Given the the usual downward spiral of swamp cooler repair attempts, and despite being an animal lover, the good doctor cited the sure-fire gambit of calling in artillery, either to remove the cat or the swamp cooler, or both.
And being thorough, he rounded out the range of options with a last resort: Call a professional such as — yuk, yuk — the ranch-raised Fritz Thompson, a Wagon Mound native whose best idea for cooling off might be a more fool-proof but less socially acceptable form of evaportative cooling — skinny-dipping in a stock tank.
It again seemed to be Dr. Swamp Cooler’s intimacy with the normal course of events that inspired him to conclude with this eminently practical question to Harmon, and here I quote:
“When you fall off the roof, can I have your truck?”
I’m glad my neighborhood isn’t on fire and that the kids down the road have good parents. But my friend-and-beans story out here in Placitas seems a little bit like knowing better but still climbing the ladder to fall off the roof, even though I wised up and decommissioned my own swamp cooler years ago.

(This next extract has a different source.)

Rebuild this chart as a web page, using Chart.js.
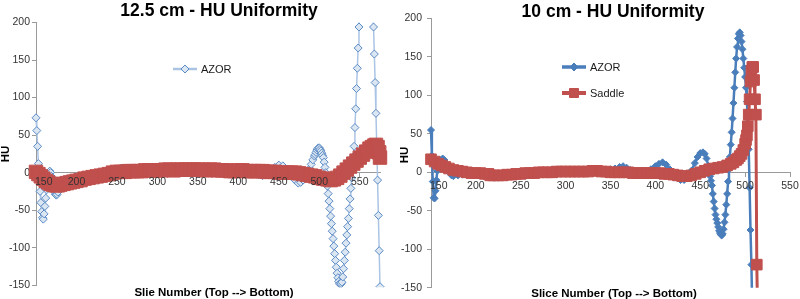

I don’t doubt my friend about the piano duet. I am charmed, in fact, that she plays. And I do have air conditioning these days — kind of expensive but more neighbor-friendly than a stock tank — but who in their right mind invites someone to drive 35 miles for flash floods and beans?
It must be June.
Note on photos: The photos of a Placitas flash flood below my home, a big wildfire in the Jemez Mountains and a smokey Rio Puerco sunset all are from previous Junes and taken with my iPhone. The kitchen, with beans and chile bubbling away, is mine. The book, “The Life and Times of Fritz Thompson,” is by Fritz Thompson. And while some people see signs on tortillas and mud-plastered walls, I have my 40-year-old griddle, which recently developed a crack in the shape of a question mark.